L’été chaud des gendarmes du Golfe de Saint-Tropez

« Aujourd’hui on cible les vendeurs de beignets », briefe l’adjudant-chef Didier Aleins à la gendarmerie de Saint-Tropez, avant d’envoyer la moitié de sa brigade à l’assaut de la plage de Pampelonne.

Le golfe de Saint-Tropez attire chaque été richissimes estivants et nuées de touristes ordinaires, scrutés avec convoitise par les vendeurs à la sauvette, escrocs et délinquants accourant dans leur sillage. Le travail des gendarmes s’avère intense et multiforme.

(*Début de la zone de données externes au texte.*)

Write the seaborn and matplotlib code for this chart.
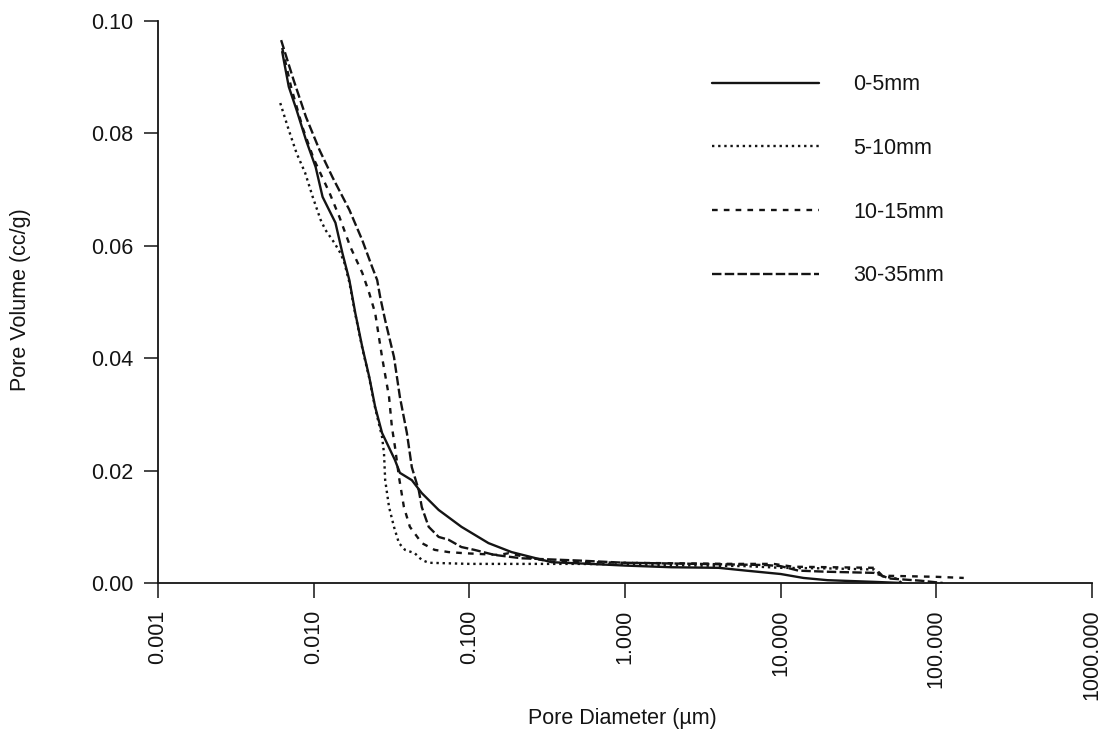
import matplotlib
matplotlib.use("Agg")
import matplotlib.pyplot as plt
import seaborn as sns
import pandas as pd

# ---- data ----
labels = ["0-5mm", "5-10mm", "10-15mm", "30-35mm"]

d_0_5 = [0.00628, 0.00692, 0.00776, 0.00893, 0.0103, 0.01141, 0.0138, 0.0153, 0.01695,
         0.01852, 0.02052, 0.02274, 0.02485, 0.0275, 0.03326, 0.0358, 0.04271, 0.04948,
         0.06351, 0.08894, 0.1327, 0.1868, 0.2512, 0.3379, 0.6, 1.0, 2.0, 4.0, 6.0, 10.0,
         14.0, 20.0, 40.0, 60.0]
v_0_5 = [0.0945, 0.0883, 0.0842, 0.0788, 0.0740, 0.0687, 0.0641, 0.0587, 0.0539,
         0.0480, 0.0420, 0.0367, 0.0313, 0.0267, 0.0219, 0.0196, 0.0183, 0.0160,
         0.0130, 0.0100, 0.0071, 0.0055, 0.0046, 0.0037, 0.0034, 0.0031, 0.0028, 0.0027,
         0.0022, 0.0016, 0.0009, 0.0005, 0.0002, 0.0]

d_5_10 = [0.0061, 0.00692, 0.00776, 0.00881, 0.00986, 0.01109, 0.01192, 0.0136, 0.01486,
          0.01574, 0.01695, 0.01852, 0.02052, 0.02274, 0.02485, 0.0275, 0.0283, 0.0288,
          0.0305, 0.0328, 0.0353, 0.0386, 0.0446, 0.0495, 0.0548, 0.1, 0.2, 0.5, 1.0,
          3.0, 6.0, 10.0, 20.0, 40.0, 45.0, 55.0, 60.0]
v_5_10 = [0.0854, 0.0806, 0.0765, 0.0730, 0.0687, 0.0646, 0.0628, 0.0605, 0.0587,
          0.0570, 0.0535, 0.0478, 0.0418, 0.0365, 0.0311, 0.0260, 0.0231, 0.0183,
          0.0135, 0.0100, 0.0071, 0.0059, 0.0053, 0.0041, 0.0036, 0.0034, 0.0034, 0.0034,
          0.0033, 0.0031, 0.0030, 0.0027, 0.0026, 0.0024, 0.0012, 0.0008, 0.0]

d_10_15 = [0.00628, 0.0072, 0.0085, 0.0100, 0.01265, 0.01465, 0.01721, 0.02052, 0.02274,
           0.02485, 0.0275, 0.0305, 0.0318, 0.0333, 0.0353, 0.0380, 0.0415, 0.0495,
           0.0598, 0.0735, 0.0929, 0.154, 0.179, 0.240, 0.338, 1.0, 5.0, 9.0, 12.0,
           40.0, 45.0, 100.0, 150.0]
v_10_15 = [0.0952, 0.0880, 0.0810, 0.0755, 0.0694, 0.0651, 0.0598, 0.0552, 0.0516,
           0.0480, 0.0402, 0.0331, 0.0278, 0.0242, 0.0189, 0.0135, 0.0100, 0.0071,
           0.0059, 0.0055, 0.0053, 0.0050, 0.0053, 0.0045, 0.0038, 0.0036, 0.0034, 0.0034,
           0.0029, 0.0027, 0.0013, 0.0011, 0.0009]

d_30_35 = [0.00618, 0.00743, 0.00893, 0.01092, 0.01321, 0.01695, 0.02052, 0.02377, 0.02559,
           0.02674, 0.02877, 0.03281, 0.0358, 0.0397, 0.04271, 0.04733, 0.0495, 0.0548,
           0.0635, 0.0735, 0.0889, 0.1076, 0.1449, 0.2163, 0.5, 1.0, 3.0, 8.0, 10.0,
           13.0, 20.0, 40.0, 50.0, 80.0, 110.0]
v_30_35 = [0.0966, 0.0895, 0.0829, 0.0770, 0.0722, 0.0664, 0.0610, 0.0562, 0.0539,
           0.0509, 0.0468, 0.0402, 0.0331, 0.0267, 0.0206, 0.0165, 0.0135, 0.0100,
           0.0082, 0.0077, 0.0064, 0.0059, 0.0050, 0.0044, 0.0040, 0.0036, 0.0034, 0.0032,
           0.0030, 0.0022, 0.0020, 0.0018, 0.0008, 0.0004, 0.0]

x_ticks = [0.001, 0.01, 0.1, 1, 10, 100, 1000]
x_tick_labels = ["0.001", "0.010", "0.100", "1.000", "10.000", "100.000", "1000.000"]
y_ticks = [0.00, 0.02, 0.04, 0.06, 0.08, 0.10]
y_tick_labels = ["0.00", "0.02", "0.04", "0.06", "0.08", "0.10"]

series = [(d_0_5, v_0_5), (d_5_10, v_5_10), (d_10_15, v_10_15), (d_30_35, v_30_35)]
frames = []
for lab, (d, v) in zip(labels, series):
    frames.append(pd.DataFrame({"diameter": d, "volume": v, "sample": lab}))
df = pd.concat(frames, ignore_index=True)

# ---- style ----
sns.set_style("ticks")
plt.rcParams["font.family"] = ["Liberation Sans", "DejaVu Sans"]
FS = 15.5

fig = plt.figure(figsize=(11.11, 7.42), dpi=100)
ax = fig.add_axes([158 / 1111, 1 - 583 / 742, (1092 - 158) / 1111, (583 - 21) / 742])

styles = ["-", (0, (1.0, 1.6)), (0, (2.4, 2.6)), (0, (4.0, 1.4))]
color = "#141414"
for lab, ls in zip(labels, styles):
    sub = df[df["sample"] == lab]
    sns.lineplot(data=sub, x="diameter", y="volume", ax=ax, color=color,
                 linestyle=ls, linewidth=1.7, sort=False, estimator=None,
                 label=lab)

ax.set_xscale("log")
ax.set_xlim(0.001, 1000)
ax.set_ylim(0, 0.10)
ax.set_xticks(x_ticks)
ax.set_xticklabels(x_tick_labels, rotation=90, fontsize=FS)
ax.minorticks_off()
ax.set_yticks(y_ticks)
ax.set_yticklabels(y_tick_labels, fontsize=FS)
ax.tick_params(axis="x", length=11, width=1.1, pad=8, colors=color)
ax.tick_params(axis="y", length=10, width=1.1, pad=8, colors=color)
for s in ["top", "right"]:
    ax.spines[s].set_visible(False)
for s in ["left", "bottom"]:
    ax.spines[s].set_linewidth(1.3)
    ax.spines[s].set_color(color)

ax.set_xlabel("Pore Diameter (µm)", fontsize=FS, color=color)
ax.set_ylabel("Pore Volume (cc/g)", fontsize=FS, color=color)
ax.xaxis.set_label_coords(0.497, -0.223)
ax.yaxis.set_label_coords(-0.136, 0.504)

leg = ax.legend(loc="upper left", bbox_to_anchor=(0.593, 0.905), frameon=False,
                fontsize=FS, handlelength=4.97, handletextpad=1.6,
                labelspacing=1.98, borderpad=0, borderaxespad=0)
for t in leg.get_texts():
    t.set_color(color)

fig.savefig("out.png", dpi=100)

Des gendarmes déguisés en vacanciers lambda sont partis en repérage, une heure auparavant, des deux extrémités de la célèbre plage de Pampelonne, sans importuner les nudistes dorés à point. L’adjudant-chef Aleins et ses hommes n’ont plus qu’à escorter quatre vendeurs de beignets et glaces.

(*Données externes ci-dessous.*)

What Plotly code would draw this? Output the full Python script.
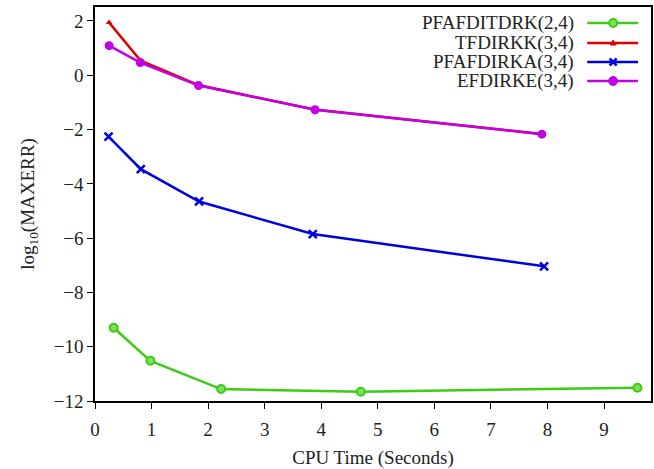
import plotly.graph_objects as go

# CPU time (s) and log10 of the maximum error for each scheme
pfafditdrk_time = [0.33, 0.98, 2.23, 4.70, 9.59]
pfafditdrk_err = [-9.30, -10.52, -11.56, -11.66, -11.51]

tfdirkk_time = [0.25, 0.80, 1.83, 3.88, 7.90]
tfdirkk_err = [1.94, 0.55, -0.36, -1.26, -2.16]

pfafdirka_time = [0.24, 0.81, 1.84, 3.85, 7.94]
pfafdirka_err = [-2.26, -3.46, -4.65, -5.85, -7.04]

efdirke_time = [0.25, 0.80, 1.83, 3.89, 7.90]
efdirke_err = [1.09, 0.47, -0.38, -1.27, -2.17]

names = ["PFAFDITDRK(2,4)", "TFDIRKK(3,4)", "PFAFDIRKA(3,4)", "EFDIRKE(3,4)"]
x_ticks = list(range(0, 10))
y_ticks = list(range(-12, 3, 2))

GREEN = "#3ccc14"
RED = "#e00000"
BLUE = "#0000e0"
MAGENTA = "#c400e4"
SERIF = "Liberation Serif, DejaVu Serif, serif"

W, H = 654, 469
ML, MR, MT, MB = 95, 1, 7, 68

fig = go.Figure()
fig.add_trace(go.Scatter(x=pfafditdrk_time, y=pfafditdrk_err, mode="lines+markers",
                         line=dict(color=GREEN, width=2.5),
                         marker=dict(symbol="circle", size=8, color="#7ee05a",
                                     line=dict(color=GREEN, width=2))))
fig.add_trace(go.Scatter(x=tfdirkk_time, y=tfdirkk_err, mode="lines+markers",
                         line=dict(color=RED, width=2.5),
                         marker=dict(symbol="triangle-up", size=6, color=RED)))
fig.add_trace(go.Scatter(x=pfafdirka_time, y=pfafdirka_err, mode="lines+markers",
                         line=dict(color=BLUE, width=2.5),
                         marker=dict(symbol="x-thin", size=8,
                                     line=dict(color=BLUE, width=2.5))))
fig.add_trace(go.Scatter(x=efdirke_time, y=efdirke_err, mode="lines+markers",
                         line=dict(color=MAGENTA, width=2.5),
                         marker=dict(symbol="circle", size=9, color=MAGENTA)))

# Legend drawn at the top right: right-aligned names, key samples to their right
pw = W - ML - MR
ph = H - MT - MB


def px_x(px):
    return (px - ML) / pw


def px_y(py):
    return (H - MB - py) / ph


shapes = []
annotations = []
rows_y = [23, 43, 62, 81]
key_colors = [GREEN, RED, BLUE, MAGENTA]
for name, py, col in zip(names, rows_y, key_colors):
    annotations.append(dict(x=px_x(578), y=px_y(py), xref="paper", yref="paper",
                            text=name, showarrow=False, xanchor="right", yanchor="middle",
                            font=dict(family=SERIF, size=19, color="#222")))
    shapes.append(dict(type="line", xref="paper", yref="paper",
                       x0=px_x(589), x1=px_x(640), y0=px_y(py), y1=px_y(py),
                       line=dict(color=col, width=2.5)))

cx = 615
# green key marker
shapes.append(dict(type="circle", xref="paper", yref="paper",
                   x0=px_x(cx - 4), x1=px_x(cx + 4), y0=px_y(rows_y[0] + 4), y1=px_y(rows_y[0] - 4),
                   fillcolor="#7ee05a", line=dict(color=GREEN, width=2)))
# red key marker
ry = rows_y[1]
shapes.append(dict(type="path", xref="paper", yref="paper",
                   path=f"M {px_x(cx - 3)} {px_y(ry + 2)} L {px_x(cx + 3)} {px_y(ry + 2)} L {px_x(cx)} {px_y(ry - 3)} Z",
                   fillcolor=RED, line=dict(color=RED, width=1)))
# blue key marker
by = rows_y[2]
for dy in (1, -1):
    shapes.append(dict(type="line", xref="paper", yref="paper",
                       x0=px_x(cx - 3.5), x1=px_x(cx + 3.5), y0=px_y(by - 3.5 * dy), y1=px_y(by + 3.5 * dy),
                       line=dict(color=BLUE, width=2.5)))
# magenta key marker
my = rows_y[3]
shapes.append(dict(type="circle", xref="paper", yref="paper",
                   x0=px_x(cx - 4.5), x1=px_x(cx + 4.5), y0=px_y(my + 4.5), y1=px_y(my - 4.5),
                   fillcolor=MAGENTA, line=dict(color=MAGENTA, width=1)))

axis_common = dict(showline=True, linecolor="black", linewidth=1.6, mirror=True,
                   ticks="outside", ticklen=6, tickwidth=1.2, tickcolor="black",
                   showgrid=False, zeroline=False,
                   tickfont=dict(family=SERIF, size=19, color="#222"))

fig.update_layout(
    width=W, height=H,
    margin=dict(l=ML, r=MR, t=MT, b=MB),
    paper_bgcolor="white", plot_bgcolor="white",
    showlegend=False,
    shapes=shapes, annotations=annotations,
    xaxis=dict(range=[0, 9.83], tickvals=x_ticks, ticklabelstandoff=4,
               title=dict(text="CPU Time (Seconds)", standoff=12,
                          font=dict(family=SERIF, size=19, color="#222")),
               **axis_common),
    yaxis=dict(range=[-12, 2.515], tickvals=y_ticks,
               title=dict(text="log<sub>10</sub>(MAXERR)", standoff=14,
                          font=dict(family=SERIF, size=19, color="#222")),
               **axis_common),
)

fig.write_html("out.html")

Les saisonniers, protégés par leur contrat de travail, suivent docilement les uniformes bleus en slalomant entre les serviettes. « Si vous acceptez la destruction des marchandises, vous ne serez pas inquiétés », précise Didier Aleins, sur un ton bienveillant.

Les vendeurs goguenards demandent la permission de manger une glace avant le massacre à l’eau de javel. Tous travaillent pour un entrepreneur de Cannes qui vend chaque été sans autorisation ses denrées sur les plages de la Côte d’Azur, malgré 17 procédures judiciaires…

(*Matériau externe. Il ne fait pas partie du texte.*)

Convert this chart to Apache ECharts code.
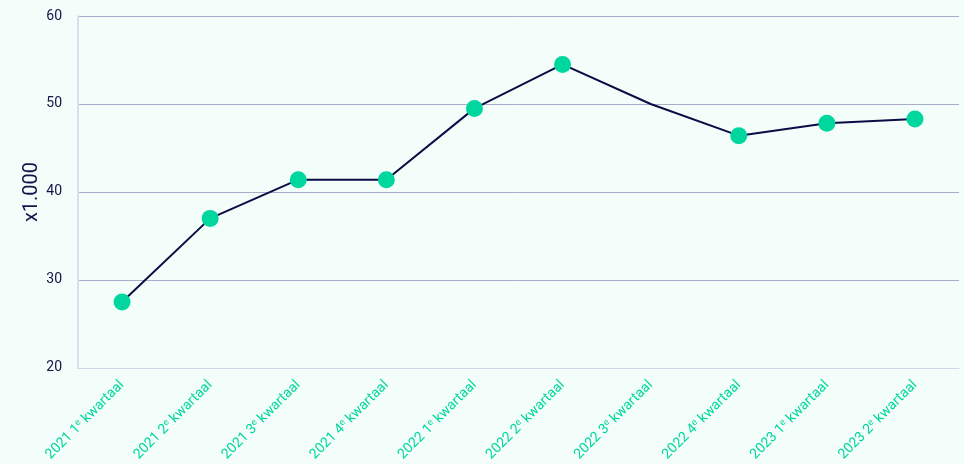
<!DOCTYPE html>
<html>
<head>
<meta charset="utf-8">
<script src="https://cdn.jsdelivr.net/npm/echarts@6/dist/echarts.min.js"></script>
<style>
  html, body { margin: 0; padding: 0; background: #f3fdf9; }
  #main { width: 964px; height: 464px; }
</style>
</head>
<body>
<div id="main"></div>
<script>
// kwartalen en waarden (x1.000)
var categories = ['2021 1e kwartaal', '2021 2e kwartaal', '2021 3e kwartaal', '2021 4e kwartaal',
    '2022 1e kwartaal', '2022 2e kwartaal', '2022 3e kwartaal', '2022 4e kwartaal',
    '2023 1e kwartaal', '2023 2e kwartaal'];
var values = [27.5, 37.0, 41.4, 41.4, 49.5, 54.5, 50.0, 46.4, 47.8, 48.3];
// punten zonder marker
var hiddenPoints = ['2022 3e kwartaal'];

var myChart = echarts.init(document.getElementById('main'));

var seriesData = values.map(function (v, i) {
    if (hiddenPoints.indexOf(categories[i]) >= 0) {
        return { value: v, symbol: 'none' };
    }
    return v;
});

var option = {
    backgroundColor: '#f3fdf9',
    textStyle: { fontFamily: 'Roboto' },
    grid: { left: 78, right: 5, top: 16, bottom: 96 },
    xAxis: {
        type: 'category',
        data: categories,
        axisLine: { lineStyle: { color: '#d3d6e4' } },
        axisTick: { inside: true, length: 8, alignWithLabel: true, lineStyle: { color: '#a9acbf' } },
        axisLabel: {
            rotate: 45,
            color: '#00d79e',
            fontSize: 14,
            margin: 15,
            formatter: function (s) {
                return s.replace(/(\d)e /, '$1{sup|e} ');
            },
            rich: {
                sup: { fontSize: 9, color: '#00d79e', verticalAlign: 'top', padding: [0, 0, 6, 0] }
            }
        }
    },
    yAxis: {
        type: 'value',
        min: 20,
        max: 60,
        interval: 10,
        name: 'x1.000',
        nameLocation: 'middle',
        nameGap: 36,
        nameMoveOverlap: false,
        nameTextStyle: { color: '#14144a', fontSize: 20 },
        axisLine: { show: true, lineStyle: { color: '#dde0ea', width: 2 } },
        axisTick: { show: false },
        axisLabel: { color: '#14144a', fontSize: 14, margin: 16 },
        splitLine: { lineStyle: { color: '#a9adc9' } }
    },
    series: [
        {
            type: 'line',
            data: seriesData,
            symbol: 'circle',
            symbolSize: 17,
            itemStyle: { color: '#00d79e' },
            lineStyle: { color: '#0b0b45', width: 2 },
            z: 3
        }
    ]
};

myChart.setOption(option);
</script>
</body>
</html>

La « marche des gendarmes », tube siffloté du film « Le gendarme de Saint-Tropez » tourné localement voici cinquante ans avec une mémorable scène de chasse aux nudistes sur la plage de Pampelonne, retentit sur le portable de l’adjudant-chef. « On est là, on va pas mettre les Ch’tis! », assume avec humour ce Toulonnais qui a fait le tour de France avant d’être muté à Saint-Tropez.

« Au niveau de la carte de visite et de la carrière, ce n’est pas rien, c’est connu dans le monde entier », confie cet amateur de la série culte des aventures du colérique gendarme incarné par Louis de Funès, dont la statuette trône à la buvette de la gendarmerie.

 

– Chasse au serval –

 

Au delà du folklore, « c’est énormément de travail », précise-t-il, en soulignant le caractère atypique de la zone. L’été précédent, les gendarmes avaient dû attraper avec une perche un serval (gros félin) de 18 kilos, échappé d’une luxueuse propriété louée par des Russes.

« Une grande adaptabilité et disponibilité sont les maîtres mots sur le Golfe de Saint-Tropez », résume l’énergique capitaine Marianne Richard, officier adjoint d’un vaste groupement de gendarmerie de l’est du Var, composé de 5 brigades (136 gendarmes) dont celle de Saint-Tropez.

Pour l’été, quelque 65 gendarmes mobiles de l’escadron de Dijon sont venus en renfort. « C’est très différent des quartiers sensibles », confie l’un d’eux, « peu habitué à l’exposition de tant de richesse » et ahuri par « l’imprudence des touristes ».

En journée, c’est un festival de vols dans les parkings et sur les plages, une série noire d’accidents de deux roues. La nuit, les gendarmes encadrent des bagarres de fêtards alcoolisés sortant des bars et discothèques côtiers. Sans compter cette nouvelle enquête sur la mort suspecte d’une sexagénaire à son domicile de l’arrière-pays…

Au QG du groupement, Marianne Richard consulte le bilan de la nuit: un vol et un incident alcoolisé avec outrage à agent à Saint-Tropez, un rôdeur suspect à Sainte-Maxime, une bagarre de sortie de discothèque à Port Grimaud, mais aussi un cambriolage, un accident de la route, un incendie de véhicule…

Les rangs des délinquants locaux, présents toute l’année, sont étoffés par des malfaiteurs venus de Nice, Marseille, de la région parisienne, d’Italie ou d’Espagne.

Quatre Italiens soupçonnés d’avoir volé plusieurs montres de luxe ont déjà été interpellés cet été. Une centaine de cambriolages – dans les villas de luxe tout comme dans les campings – ont été commis en juillet dans la région, chiffre toutefois en baisse de 30%. Deux véhicules électriques, permettant des approches silencieuses, sont donc testés depuis peu à Saint-Tropez.

Dans le Golfe de Saint-Tropez, il faut aussi tout simplement « montrer du bleu », pour dissuader les délinquants et atténuer le sentiment d’insécurité, souligne la capitaine Richard. En ce mois d’août dévolu au farniente, le groupement de gendarmerie ne connaît pas une minute de répit.